I'm organizing a game tournament in a week. I began thinking about the best way to mathematically arrange the teams (so that they are really even, thus more competitive). So here's the data:
- 20 players in the event
- Each player is assigned a skill level (high number = skilled)
- 4 teams of 5 players each (although I'd prefer to build a algorithm that takes these as variables)
- I'm using a computer to solve the problem
So, I have 20 players. I'd like to generate 4 teams with 5 players each. To do this, I'd like to generate a list of all possible team combinations. To evaluate a team combination, I:
- Generate a combination of teams (a match)
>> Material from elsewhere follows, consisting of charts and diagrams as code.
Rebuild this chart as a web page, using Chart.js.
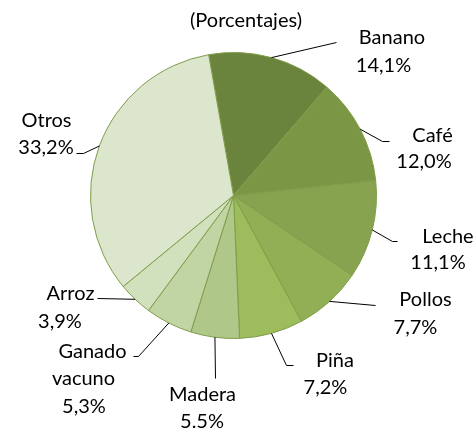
<!DOCTYPE html>
<html>
<head>
<meta charset="utf-8">
<script src="https://cdn.jsdelivr.net/npm/chart.js@4.4.1/dist/chart.umd.min.js"></script>
<style>
  html, body { margin: 0; padding: 0; background: #ffffff; }
  #wrap { width: 474px; height: 428px; position: relative; }
</style>
</head>
<body>
<div id="wrap"><canvas id="c" width="474" height="428"></canvas></div>
<script>
// ---- data ----
const titleText = '(Porcentajes)';
const categories = ['Banano', 'Café', 'Leche', 'Pollos', 'Piña', 'Madera', 'Ganado vacuno', 'Arroz', 'Otros'];
const values = [14.1, 12.0, 11.1, 7.7, 7.2, 5.5, 5.3, 3.9, 33.2];
const percentLabels = ['14,1%', '12,0%', '11,1%', '7,7%', '7,2%', '5.5%', '5,3%', '3,9%', '33,2%'];

// ---- styles ----
const sliceColors = ['#6b843d', '#7b9746', '#87a34f', '#91b056', '#9dbc5b', '#afc88a', '#c0d5a3', '#d1e0bd', '#dce6cd'];
const FONT = '20px Lato, "Open Sans", sans-serif';

// label layout: offsets from pie centre (leader points, and per-line text centre / baseline)
const labelLayout = [
  { leader: [[103, -153]], wrap: false, lines: [[158.5, -152], [150, -124]] },
  { leader: [[149, -54], [156, -54]], wrap: false, lines: [[199, -54], [190.5, -28]] },
  { leader: [[159, 46], [164, 46]], wrap: false, lines: [[214.5, 47], [204.5, 73]] },
  { leader: [[142, 110]], wrap: false, lines: [[192, 110], [182, 138]] },
  { leader: [[53, 170], [60, 170]], wrap: false, lines: [[101.5, 171], [92, 198]] },
  { leader: [[-18, 183]], wrap: false, lines: [[-31, 205], [-31.5, 232]] },
  { leader: [[-95, 161], [-100, 161]], wrap: true, lines: [[-141, 162], [-150, 189], [-149.5, 217]] },
  { leader: [[-136, 103]], wrap: false, lines: [[-163, 104], [-173.5, 132]] },
  { leader: [[-150, -42], [-157, -42]], wrap: false, lines: [[-187, -69], [-187.5, -42]] }
];

const labelPlugin = {
  id: 'outLabels',
  afterDraw(chart) {
    const ctx = chart.ctx;
    const meta = chart.getDatasetMeta(0);
    ctx.save();
    // title
    ctx.font = FONT;
    ctx.fillStyle = '#000000';
    ctx.textAlign = 'center';
    ctx.textBaseline = 'alphabetic';
    ctx.fillText(titleText, 246, 27);

    meta.data.forEach((arc, i) => {
      const p = arc.getProps(['x', 'y', 'startAngle', 'endAngle', 'outerRadius'], true);
      const cx = p.x, cy = p.y;
      const mid = (p.startAngle + p.endAngle) / 2;
      const lay = labelLayout[i];
      // leader line
      ctx.beginPath();
      ctx.strokeStyle = '#000000';
      ctx.lineWidth = 1;
      ctx.moveTo(cx + Math.cos(mid) * p.outerRadius, cy + Math.sin(mid) * p.outerRadius);
      lay.leader.forEach(pt => ctx.lineTo(cx + pt[0], cy + pt[1]));
      ctx.stroke();
      // text
      const texts = (lay.wrap ? categories[i].split(' ') : [categories[i]]).concat([percentLabels[i]]);
      ctx.font = FONT;
      ctx.fillStyle = '#000000';
      ctx.textAlign = 'center';
      texts.forEach((t, k) => {
        const pos = lay.lines[k];
        ctx.fillText(t, cx + pos[0], cy + pos[1]);
      });
    });
    ctx.restore();
  }
};

new Chart(document.getElementById('c'), {
  type: 'pie',
  data: {
    labels: categories,
    datasets: [{
      data: values,
      backgroundColor: sliceColors,
      borderColor: '#7f9c48',
      borderWidth: 1
    }]
  },
  options: {
    responsive: false,
    animation: false,
    rotation: -10,
    layout: { padding: { left: 90, right: 97, top: 52, bottom: 89 } },
    plugins: {
      legend: { display: false },
      tooltip: { enabled: false },
      title: { display: false }
    }
  },
  plugins: [labelPlugin]
});
</script>
</body>
</html>
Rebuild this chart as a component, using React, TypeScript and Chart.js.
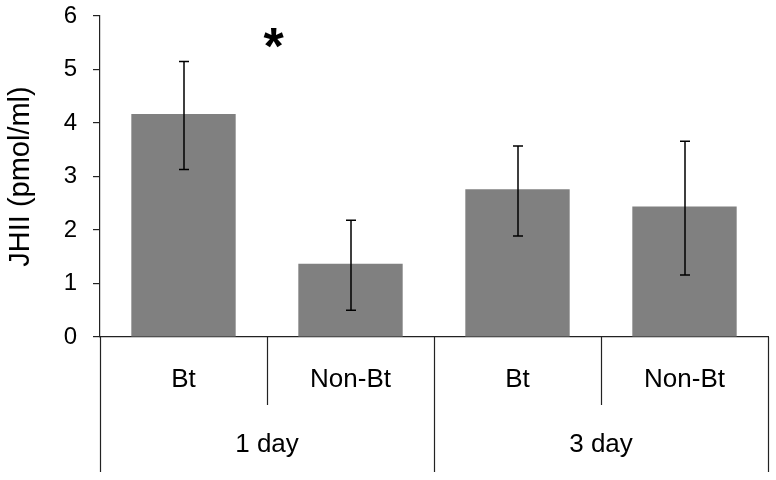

- Sum the total skill for each team based off the players in that team
- Compare each team to each other, the highest difference between any two teams in the match is the "tolerance" level for that match. If the tolerance level is higher than a certain cap, the match is discarded
My current approach is to generate a base X number that is N digits long, where X is the number of teams I want, and N is the number of players. Then increment the base X number by 1, I'll get every possible team combination, and I can generate a list of matches that have low tolerance values.
The problem with this, as you probably know, is for 4 teams with 20 players, that's (4-1)^20 in base 3, which is 1E12 matches to check through. (This takes a long time on my computer). Is there a mathematical way to simplify this calculation to be doable in a short period of time?
By current method also allows for the possibility of uneven players spread across the number of teams, which is preferable. If this can't be present with a highly performant algorithm, then it's okay not to use it.